▶ [Task]
Starting at the first line of the data below, write out each line exactly until you reach the line containing "// crack opening w [mm] and stress [MPa]", and include that line too.

▶ [Supplied data]
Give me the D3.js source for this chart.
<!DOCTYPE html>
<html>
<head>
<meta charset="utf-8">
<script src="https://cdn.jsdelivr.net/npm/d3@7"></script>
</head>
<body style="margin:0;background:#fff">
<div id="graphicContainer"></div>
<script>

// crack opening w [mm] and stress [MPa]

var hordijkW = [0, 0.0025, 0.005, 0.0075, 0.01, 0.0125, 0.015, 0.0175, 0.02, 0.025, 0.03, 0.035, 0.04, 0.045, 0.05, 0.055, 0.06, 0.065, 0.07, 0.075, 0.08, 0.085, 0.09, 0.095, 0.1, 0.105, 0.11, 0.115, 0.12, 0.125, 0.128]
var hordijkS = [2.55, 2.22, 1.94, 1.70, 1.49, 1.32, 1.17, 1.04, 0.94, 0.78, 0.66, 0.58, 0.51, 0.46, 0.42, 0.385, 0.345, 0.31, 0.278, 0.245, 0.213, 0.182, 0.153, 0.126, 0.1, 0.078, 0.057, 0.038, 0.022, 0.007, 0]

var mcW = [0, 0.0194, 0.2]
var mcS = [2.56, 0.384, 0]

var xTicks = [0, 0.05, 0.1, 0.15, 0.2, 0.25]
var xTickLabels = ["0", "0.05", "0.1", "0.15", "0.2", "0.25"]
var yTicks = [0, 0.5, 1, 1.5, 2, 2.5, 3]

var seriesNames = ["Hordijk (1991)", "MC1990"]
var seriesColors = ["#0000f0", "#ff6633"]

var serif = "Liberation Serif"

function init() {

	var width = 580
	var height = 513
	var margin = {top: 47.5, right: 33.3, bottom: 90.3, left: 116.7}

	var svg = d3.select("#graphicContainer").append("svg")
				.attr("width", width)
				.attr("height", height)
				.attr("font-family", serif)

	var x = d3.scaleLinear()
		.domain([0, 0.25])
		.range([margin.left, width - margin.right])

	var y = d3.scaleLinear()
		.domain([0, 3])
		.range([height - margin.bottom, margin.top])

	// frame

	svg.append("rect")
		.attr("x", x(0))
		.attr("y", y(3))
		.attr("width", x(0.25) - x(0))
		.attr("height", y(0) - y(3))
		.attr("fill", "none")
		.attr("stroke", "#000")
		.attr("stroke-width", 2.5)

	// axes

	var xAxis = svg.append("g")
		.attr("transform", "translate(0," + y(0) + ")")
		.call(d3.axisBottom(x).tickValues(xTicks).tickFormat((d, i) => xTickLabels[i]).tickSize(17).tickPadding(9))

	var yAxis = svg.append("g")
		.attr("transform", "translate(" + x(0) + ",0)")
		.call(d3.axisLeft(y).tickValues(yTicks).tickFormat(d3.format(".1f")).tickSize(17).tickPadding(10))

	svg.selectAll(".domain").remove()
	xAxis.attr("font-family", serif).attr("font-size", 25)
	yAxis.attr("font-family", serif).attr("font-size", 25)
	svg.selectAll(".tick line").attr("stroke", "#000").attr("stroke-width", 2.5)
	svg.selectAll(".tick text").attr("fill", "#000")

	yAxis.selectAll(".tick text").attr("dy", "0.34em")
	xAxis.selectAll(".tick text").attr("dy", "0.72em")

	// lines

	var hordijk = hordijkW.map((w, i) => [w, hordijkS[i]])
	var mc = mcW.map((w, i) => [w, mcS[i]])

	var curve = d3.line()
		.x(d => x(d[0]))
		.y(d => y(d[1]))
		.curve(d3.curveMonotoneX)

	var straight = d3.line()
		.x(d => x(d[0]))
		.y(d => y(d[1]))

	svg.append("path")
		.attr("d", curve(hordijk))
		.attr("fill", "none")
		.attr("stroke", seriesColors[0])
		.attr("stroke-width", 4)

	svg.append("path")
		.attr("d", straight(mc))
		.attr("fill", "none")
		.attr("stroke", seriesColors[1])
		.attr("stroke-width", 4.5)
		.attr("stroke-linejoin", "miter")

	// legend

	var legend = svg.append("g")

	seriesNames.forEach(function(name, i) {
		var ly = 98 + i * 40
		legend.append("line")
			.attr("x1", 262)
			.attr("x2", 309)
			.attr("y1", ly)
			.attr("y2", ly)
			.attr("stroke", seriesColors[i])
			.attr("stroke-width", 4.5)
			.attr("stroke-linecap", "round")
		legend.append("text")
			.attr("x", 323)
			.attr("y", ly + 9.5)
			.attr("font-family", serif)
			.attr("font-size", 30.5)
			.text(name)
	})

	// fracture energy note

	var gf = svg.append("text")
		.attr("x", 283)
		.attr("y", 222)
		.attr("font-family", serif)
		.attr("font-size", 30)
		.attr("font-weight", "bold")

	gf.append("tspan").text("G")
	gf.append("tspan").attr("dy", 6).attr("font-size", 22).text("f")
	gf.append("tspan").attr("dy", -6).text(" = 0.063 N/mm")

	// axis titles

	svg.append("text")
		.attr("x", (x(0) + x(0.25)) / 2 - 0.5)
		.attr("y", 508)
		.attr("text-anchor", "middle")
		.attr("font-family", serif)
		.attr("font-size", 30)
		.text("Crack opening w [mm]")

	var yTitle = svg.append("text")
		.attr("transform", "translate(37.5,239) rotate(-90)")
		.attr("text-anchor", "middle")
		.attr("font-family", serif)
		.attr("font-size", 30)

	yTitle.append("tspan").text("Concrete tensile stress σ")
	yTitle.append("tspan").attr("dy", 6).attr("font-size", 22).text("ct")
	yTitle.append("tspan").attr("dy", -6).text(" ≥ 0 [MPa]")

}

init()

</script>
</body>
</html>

▶ [Output below]
Give me the D3.js source for this chart.
<!DOCTYPE html>
<html>
<head>
<meta charset="utf-8">
<script src="https://cdn.jsdelivr.net/npm/d3@7"></script>
</head>
<body style="margin:0;background:#fff">
<div id="graphicContainer"></div>
<script>

// crack opening w [mm] and stress [MPa]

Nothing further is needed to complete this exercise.